***** Data segment

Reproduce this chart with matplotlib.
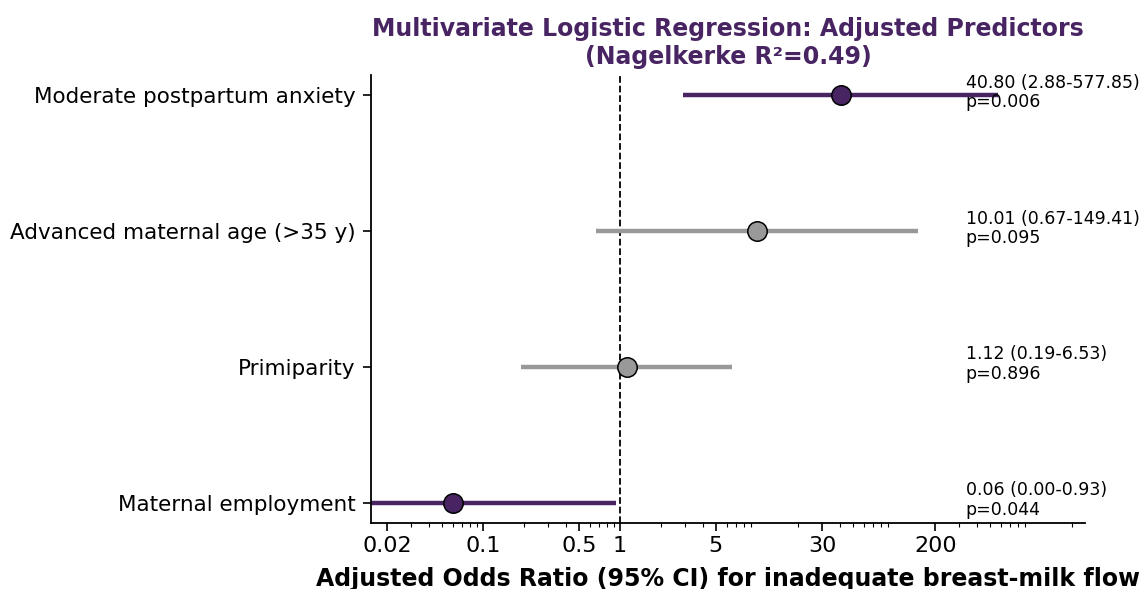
import numpy as np
import matplotlib
matplotlib.use("Agg")
import matplotlib.pyplot as plt
from matplotlib.ticker import FixedLocator, FixedFormatter
import matplotlib.transforms as mtransforms

# predictors, bottom to top
predictors = ["Maternal employment", "Primiparity",
              "Advanced maternal age (>35 y)", "Moderate postpartum anxiety"]
odds_ratio = [0.06, 1.12, 10.01, 40.80]
ci_low = [0.004, 0.19, 0.67, 2.88]
ci_high = [0.93, 6.53, 149.41, 577.85]
ci_low_txt = ["0.00", "0.19", "0.67", "2.88"]
p_values = [0.044, 0.896, 0.095, 0.006]

xticks = [0.02, 0.1, 0.5, 1, 5, 30, 200]
xtick_labels = ["0.02", "0.1", "0.5", "1", "5", "30", "200"]

PURPLE = "#482463"
GREY = "#999999"

fig = plt.figure(figsize=(11.4, 5.89), dpi=100)
ax = fig.add_axes([0.3254, 0.1121, 0.6263, 0.7606])

ypos = np.arange(len(predictors))
for i, y in enumerate(ypos):
    col = PURPLE if p_values[i] < 0.05 else GREY
    ax.plot([ci_low[i], ci_high[i]], [y, y], color=col, lw=3.2,
            solid_capstyle="butt", zorder=2)
    ax.plot(odds_ratio[i], y, "o", ms=14, mfc=col, mec="black", mew=1.1, zorder=3)

ax.axvline(1, color="black", ls="--", lw=1.3, zorder=1)

ax.set_xscale("log")
ax.set_xlim(0.0152, 2470)
ax.set_ylim(-0.15, 3.15)

ax.xaxis.set_major_locator(FixedLocator(xticks))
ax.xaxis.set_major_formatter(FixedFormatter(xtick_labels))
ax.tick_params(axis="x", labelsize=16, length=6, width=1.2)
ax.tick_params(axis="x", which="minor", length=3, width=0.8)
ax.set_yticks(ypos)
ax.set_yticklabels(predictors, fontsize=15.5)
ax.tick_params(axis="y", length=6, width=1.2, pad=5)

for s in ["top", "right"]:
    ax.spines[s].set_visible(False)
for s in ["left", "bottom"]:
    ax.spines[s].set_linewidth(1.3)

trans = mtransforms.blended_transform_factory(ax.transAxes, ax.transData)
for i, y in enumerate(ypos):
    txt = f"{odds_ratio[i]:.2f} ({ci_low_txt[i]}-{ci_high[i]:.2f})\np={p_values[i]:.3f}"
    ax.text(0.833, y + 0.02, txt, transform=trans, fontsize=12.5, va="center",
            ha="left", linespacing=1.1, clip_on=False)

ax.set_xlabel("Adjusted Odds Ratio (95% CI) for inadequate breast-milk flow",
              fontsize=17, fontweight="bold", labelpad=8)
ax.set_title("Multivariate Logistic Regression: Adjusted Predictors\n(Nagelkerke R²=0.49)",
             fontsize=17, fontweight="bold", color=PURPLE, pad=8)

fig.savefig("out.png", dpi=100)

**********

--- Required work ---
Without the pictures, repeat the listing above exactly.

--- Response ---
Reproduce this chart with matplotlib.
import numpy as np
import matplotlib
matplotlib.use("Agg")
import matplotlib.pyplot as plt
from matplotlib.ticker import FixedLocator, FixedFormatter
import matplotlib.transforms as mtransforms

# predictors, bottom to top
predictors = ["Maternal employment", "Primiparity",
              "Advanced maternal age (>35 y)", "Moderate postpartum anxiety"]
odds_ratio = [0.06, 1.12, 10.01, 40.80]
ci_low = [0.004, 0.19, 0.67, 2.88]
ci_high = [0.93, 6.53, 149.41, 577.85]
ci_low_txt = ["0.00", "0.19", "0.67", "2.88"]
p_values = [0.044, 0.896, 0.095, 0.006]

xticks = [0.02, 0.1, 0.5, 1, 5, 30, 200]
xtick_labels = ["0.02", "0.1", "0.5", "1", "5", "30", "200"]

PURPLE = "#482463"
GREY = "#999999"

fig = plt.figure(figsize=(11.4, 5.89), dpi=100)
ax = fig.add_axes([0.3254, 0.1121, 0.6263, 0.7606])

ypos = np.arange(len(predictors))
for i, y in enumerate(ypos):
    col = PURPLE if p_values[i] < 0.05 else GREY
    ax.plot([ci_low[i], ci_high[i]], [y, y], color=col, lw=3.2,
            solid_capstyle="butt", zorder=2)
    ax.plot(odds_ratio[i], y, "o", ms=14, mfc=col, mec="black", mew=1.1, zorder=3)

ax.axvline(1, color="black", ls="--", lw=1.3, zorder=1)

ax.set_xscale("log")
ax.set_xlim(0.0152, 2470)
ax.set_ylim(-0.15, 3.15)

ax.xaxis.set_major_locator(FixedLocator(xticks))
ax.xaxis.set_major_formatter(FixedFormatter(xtick_labels))
ax.tick_params(axis="x", labelsize=16, length=6, width=1.2)
ax.tick_params(axis="x", which="minor", length=3, width=0.8)
ax.set_yticks(ypos)
ax.set_yticklabels(predictors, fontsize=15.5)
ax.tick_params(axis="y", length=6, width=1.2, pad=5)

for s in ["top", "right"]:
    ax.spines[s].set_visible(False)
for s in ["left", "bottom"]:
    ax.spines[s].set_linewidth(1.3)

trans = mtransforms.blended_transform_factory(ax.transAxes, ax.transData)
for i, y in enumerate(ypos):
    txt = f"{odds_ratio[i]:.2f} ({ci_low_txt[i]}-{ci_high[i]:.2f})\np={p_values[i]:.3f}"
    ax.text(0.833, y + 0.02, txt, transform=trans, fontsize=12.5, va="center",
            ha="left", linespacing=1.1, clip_on=False)

ax.set_xlabel("Adjusted Odds Ratio (95% CI) for inadequate breast-milk flow",
              fontsize=17, fontweight="bold", labelpad=8)
ax.set_title("Multivariate Logistic Regression: Adjusted Predictors\n(Nagelkerke R²=0.49)",
             fontsize=17, fontweight="bold", color=PURPLE, pad=8)

fig.savefig("out.png", dpi=100)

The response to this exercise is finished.